Document Analyst's Report
Oct 2015
In October I worked through the second half of the records of the German war in Yugoslavia, covering the years 1943-44. This amounted to 214 documents analyzed, with 1256 pages of material. The basic story remained the same as for the early war-the capture and killing of hostages as a deterrent and punishment for guerrilla attacks, hence the name The Hostage Case-but some interesting strategic and tactical shifts occurred.
In mid-1943 the focus of the war in southeastern Europe shifted from Serbia to the west coast of Yugoslavia, especially following the collapse of the fascist regime in Italy. The German military expected an Anglo-American invasion of Croatia and an effort to drive from there northward into Austria and Germany. The English had been active enough in the area, sending agents and supplies to help the partisans, to make the scenario plausible. The German response was as severe as it had been in Serbia, aggravated by a growing sense of desperation.

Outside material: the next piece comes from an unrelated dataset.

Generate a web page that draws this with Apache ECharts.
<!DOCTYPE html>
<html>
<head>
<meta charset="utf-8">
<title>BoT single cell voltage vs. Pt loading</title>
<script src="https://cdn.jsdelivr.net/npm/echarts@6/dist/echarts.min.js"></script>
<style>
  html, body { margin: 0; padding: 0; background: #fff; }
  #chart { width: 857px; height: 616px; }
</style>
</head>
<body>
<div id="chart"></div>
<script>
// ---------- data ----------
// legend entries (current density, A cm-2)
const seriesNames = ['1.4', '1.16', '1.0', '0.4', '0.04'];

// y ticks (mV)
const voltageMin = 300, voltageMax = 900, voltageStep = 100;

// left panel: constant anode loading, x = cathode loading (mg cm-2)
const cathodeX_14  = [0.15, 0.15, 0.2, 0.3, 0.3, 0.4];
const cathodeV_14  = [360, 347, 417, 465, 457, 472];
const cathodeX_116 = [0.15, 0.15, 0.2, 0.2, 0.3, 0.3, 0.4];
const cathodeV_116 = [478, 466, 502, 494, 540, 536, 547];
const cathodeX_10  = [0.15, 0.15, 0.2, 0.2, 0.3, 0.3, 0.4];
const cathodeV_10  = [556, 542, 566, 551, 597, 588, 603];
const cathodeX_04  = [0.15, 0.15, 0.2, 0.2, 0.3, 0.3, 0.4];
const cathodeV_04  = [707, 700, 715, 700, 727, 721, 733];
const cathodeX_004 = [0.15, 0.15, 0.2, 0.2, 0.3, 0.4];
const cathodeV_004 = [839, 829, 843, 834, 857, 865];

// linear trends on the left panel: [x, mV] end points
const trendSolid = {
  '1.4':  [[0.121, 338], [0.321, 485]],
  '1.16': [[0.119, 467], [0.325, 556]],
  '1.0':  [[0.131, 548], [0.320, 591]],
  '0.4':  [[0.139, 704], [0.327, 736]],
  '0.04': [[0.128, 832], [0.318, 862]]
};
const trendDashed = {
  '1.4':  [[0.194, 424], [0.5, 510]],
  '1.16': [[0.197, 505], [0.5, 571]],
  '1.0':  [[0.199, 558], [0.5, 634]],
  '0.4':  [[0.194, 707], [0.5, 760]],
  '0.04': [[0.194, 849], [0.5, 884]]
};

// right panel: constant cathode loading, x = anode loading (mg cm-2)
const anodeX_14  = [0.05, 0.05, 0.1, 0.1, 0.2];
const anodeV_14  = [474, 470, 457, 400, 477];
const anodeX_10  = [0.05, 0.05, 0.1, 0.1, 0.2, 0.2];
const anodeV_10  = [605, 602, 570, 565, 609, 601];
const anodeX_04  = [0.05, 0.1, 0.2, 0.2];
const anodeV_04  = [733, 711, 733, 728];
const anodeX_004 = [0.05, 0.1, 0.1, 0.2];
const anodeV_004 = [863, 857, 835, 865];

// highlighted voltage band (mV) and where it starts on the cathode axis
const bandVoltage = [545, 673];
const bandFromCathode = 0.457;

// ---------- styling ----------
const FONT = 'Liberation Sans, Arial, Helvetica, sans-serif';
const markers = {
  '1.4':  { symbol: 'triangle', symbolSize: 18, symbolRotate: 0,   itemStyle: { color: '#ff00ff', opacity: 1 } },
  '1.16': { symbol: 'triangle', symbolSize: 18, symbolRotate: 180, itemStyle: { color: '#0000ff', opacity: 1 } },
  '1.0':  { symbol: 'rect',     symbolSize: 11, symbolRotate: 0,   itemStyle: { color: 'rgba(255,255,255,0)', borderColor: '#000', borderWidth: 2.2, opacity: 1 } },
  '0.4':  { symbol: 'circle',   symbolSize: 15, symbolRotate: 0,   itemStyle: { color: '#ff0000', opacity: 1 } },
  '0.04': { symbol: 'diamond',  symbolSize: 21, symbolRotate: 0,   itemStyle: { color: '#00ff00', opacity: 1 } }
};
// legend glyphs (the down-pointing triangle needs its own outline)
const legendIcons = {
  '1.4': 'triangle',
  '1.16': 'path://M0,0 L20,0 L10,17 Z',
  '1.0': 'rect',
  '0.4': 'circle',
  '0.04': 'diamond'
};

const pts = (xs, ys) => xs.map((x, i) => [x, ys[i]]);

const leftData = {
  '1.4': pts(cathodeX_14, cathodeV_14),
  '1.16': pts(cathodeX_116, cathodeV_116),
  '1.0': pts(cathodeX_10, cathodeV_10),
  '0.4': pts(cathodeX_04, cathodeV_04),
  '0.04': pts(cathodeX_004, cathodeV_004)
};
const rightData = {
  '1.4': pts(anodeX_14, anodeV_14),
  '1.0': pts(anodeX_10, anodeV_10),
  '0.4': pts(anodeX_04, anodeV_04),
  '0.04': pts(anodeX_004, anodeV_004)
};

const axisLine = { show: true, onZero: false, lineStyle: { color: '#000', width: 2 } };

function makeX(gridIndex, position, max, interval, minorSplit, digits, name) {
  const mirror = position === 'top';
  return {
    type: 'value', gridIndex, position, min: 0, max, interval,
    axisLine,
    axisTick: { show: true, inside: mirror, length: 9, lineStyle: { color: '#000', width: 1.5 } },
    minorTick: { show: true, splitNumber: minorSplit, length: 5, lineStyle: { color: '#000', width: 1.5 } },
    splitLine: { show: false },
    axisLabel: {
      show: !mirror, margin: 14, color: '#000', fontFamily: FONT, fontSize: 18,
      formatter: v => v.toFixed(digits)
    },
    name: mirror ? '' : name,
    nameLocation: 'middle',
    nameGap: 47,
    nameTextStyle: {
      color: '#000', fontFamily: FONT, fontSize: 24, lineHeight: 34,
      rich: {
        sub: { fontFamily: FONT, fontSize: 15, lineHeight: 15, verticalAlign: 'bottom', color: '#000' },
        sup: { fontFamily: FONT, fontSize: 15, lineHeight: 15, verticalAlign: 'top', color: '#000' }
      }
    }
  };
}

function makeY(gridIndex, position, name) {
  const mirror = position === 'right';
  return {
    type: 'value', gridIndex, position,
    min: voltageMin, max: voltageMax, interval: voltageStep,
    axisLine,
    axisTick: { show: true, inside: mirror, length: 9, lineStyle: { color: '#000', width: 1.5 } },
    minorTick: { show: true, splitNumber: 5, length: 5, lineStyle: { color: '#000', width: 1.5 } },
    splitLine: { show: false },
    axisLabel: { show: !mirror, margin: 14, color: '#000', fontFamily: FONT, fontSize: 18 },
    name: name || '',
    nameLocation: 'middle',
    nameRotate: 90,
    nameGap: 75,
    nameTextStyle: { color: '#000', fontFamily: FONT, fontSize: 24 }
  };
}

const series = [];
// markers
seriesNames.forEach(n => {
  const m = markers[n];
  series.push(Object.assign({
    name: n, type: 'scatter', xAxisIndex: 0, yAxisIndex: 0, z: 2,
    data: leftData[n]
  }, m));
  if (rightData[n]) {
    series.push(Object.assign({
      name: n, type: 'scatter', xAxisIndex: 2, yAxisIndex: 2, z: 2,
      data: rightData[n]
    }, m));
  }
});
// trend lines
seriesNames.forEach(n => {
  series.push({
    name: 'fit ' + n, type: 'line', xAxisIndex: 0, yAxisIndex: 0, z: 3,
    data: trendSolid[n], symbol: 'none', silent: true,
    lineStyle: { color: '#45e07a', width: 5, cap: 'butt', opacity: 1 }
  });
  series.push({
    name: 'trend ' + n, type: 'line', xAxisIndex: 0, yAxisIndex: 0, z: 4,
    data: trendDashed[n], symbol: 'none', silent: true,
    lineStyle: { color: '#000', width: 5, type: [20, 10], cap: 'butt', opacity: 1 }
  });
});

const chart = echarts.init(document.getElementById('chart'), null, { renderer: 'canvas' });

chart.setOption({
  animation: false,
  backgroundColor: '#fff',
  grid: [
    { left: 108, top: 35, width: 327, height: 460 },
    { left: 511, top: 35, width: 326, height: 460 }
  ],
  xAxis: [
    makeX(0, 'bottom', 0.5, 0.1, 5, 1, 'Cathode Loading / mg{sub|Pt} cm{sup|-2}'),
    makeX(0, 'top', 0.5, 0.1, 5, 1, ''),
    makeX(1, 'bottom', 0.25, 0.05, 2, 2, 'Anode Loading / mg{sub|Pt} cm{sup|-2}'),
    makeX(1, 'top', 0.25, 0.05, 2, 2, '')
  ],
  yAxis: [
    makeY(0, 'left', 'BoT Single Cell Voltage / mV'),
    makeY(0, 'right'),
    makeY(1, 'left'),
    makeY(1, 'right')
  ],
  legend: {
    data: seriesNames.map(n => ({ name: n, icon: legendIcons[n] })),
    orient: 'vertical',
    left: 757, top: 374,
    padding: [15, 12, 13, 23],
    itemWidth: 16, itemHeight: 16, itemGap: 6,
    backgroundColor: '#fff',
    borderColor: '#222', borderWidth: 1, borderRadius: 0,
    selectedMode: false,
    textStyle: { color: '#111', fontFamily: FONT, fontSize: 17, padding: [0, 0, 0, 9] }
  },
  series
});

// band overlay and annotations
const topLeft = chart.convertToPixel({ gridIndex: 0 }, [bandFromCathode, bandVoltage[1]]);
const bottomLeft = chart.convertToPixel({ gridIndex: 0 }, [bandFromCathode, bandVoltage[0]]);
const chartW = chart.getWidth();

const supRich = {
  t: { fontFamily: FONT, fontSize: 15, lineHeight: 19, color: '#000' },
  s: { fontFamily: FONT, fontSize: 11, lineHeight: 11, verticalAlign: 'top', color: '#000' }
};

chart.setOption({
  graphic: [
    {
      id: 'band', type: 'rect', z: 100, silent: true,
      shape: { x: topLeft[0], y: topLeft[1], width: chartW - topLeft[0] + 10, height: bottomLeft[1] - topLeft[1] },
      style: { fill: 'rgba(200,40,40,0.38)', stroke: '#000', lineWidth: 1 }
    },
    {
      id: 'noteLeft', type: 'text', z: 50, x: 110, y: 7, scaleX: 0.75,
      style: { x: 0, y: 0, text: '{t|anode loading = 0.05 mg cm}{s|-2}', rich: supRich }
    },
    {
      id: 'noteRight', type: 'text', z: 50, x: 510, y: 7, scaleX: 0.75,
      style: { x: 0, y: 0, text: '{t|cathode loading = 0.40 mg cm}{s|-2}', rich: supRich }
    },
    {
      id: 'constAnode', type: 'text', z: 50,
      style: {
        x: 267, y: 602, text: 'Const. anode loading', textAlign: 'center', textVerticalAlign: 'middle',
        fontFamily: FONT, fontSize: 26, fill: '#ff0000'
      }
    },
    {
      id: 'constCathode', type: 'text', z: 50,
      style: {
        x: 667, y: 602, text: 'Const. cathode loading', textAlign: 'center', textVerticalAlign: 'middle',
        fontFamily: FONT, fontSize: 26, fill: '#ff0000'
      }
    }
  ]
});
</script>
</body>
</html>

Basic orders: As an SS Division operated in Croatia, its orders included "the immediate arrest of hostages. The slightest resistance is to be broken with ruthless terror." In February 1944 General Kuebler, citing the Germans' numerical disadvantage against the partisans, was even more emphatic: "Terror against terror. An eye for an eye, A tooth for a tooth!"

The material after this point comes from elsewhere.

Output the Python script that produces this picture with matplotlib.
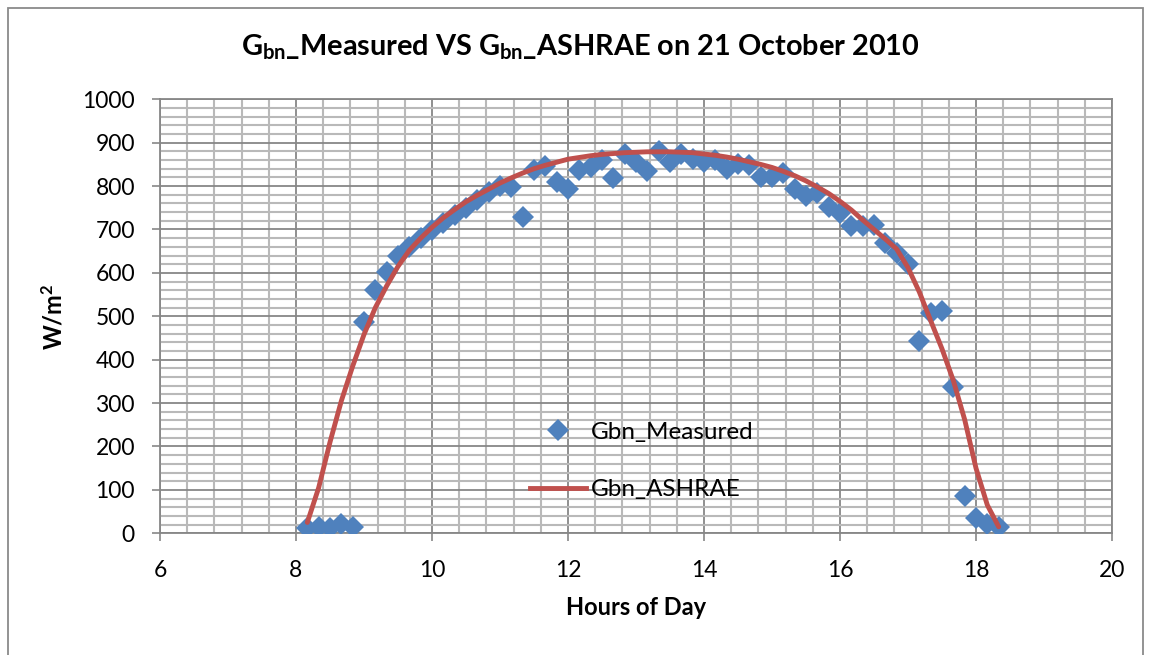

Revised orders: Early in the war partisan fighters were considered criminals rather than soldiers, so captured partisans were shot rather than treated as POWs. In July 1943 Hitler revised the policy and captured partisans were kept alive and shipped to Germany for labor, particularly in the coal mines. Germany was running desperately short of labor at that point, which probably had more to do with the changed policy than respect for the laws of war. By the end of the war in the region, in 1944, the German army did show some respect for their adversaries, ironically because of the assistance the partisans were then receiving from the Allies (Anglo-American and Soviet), which included uniforms as well as weapons. Since the partisans now acted like an army and looked like an army, the German military recognized them as such-including the application of international laws regarding the treatment of POWs.
The ethnic problem(s): With the German army drained to the Russian front, the army in the southeast relied partly on other forces, including groups of anti-Soviet Russians (referred to as Cossacks in some records) and Bulgarians. The Russian units were sometimes investigated by the German commanders for being overly literal about the "ruthless terror" strategy against civilians. The use of Bulgarian troops in Serbia, a German officer noted, raised the problem that most Serbs scorned Bulgarians as inferior, while the Bulgarians had "an unbridgeable hate against everything of Serbian blood."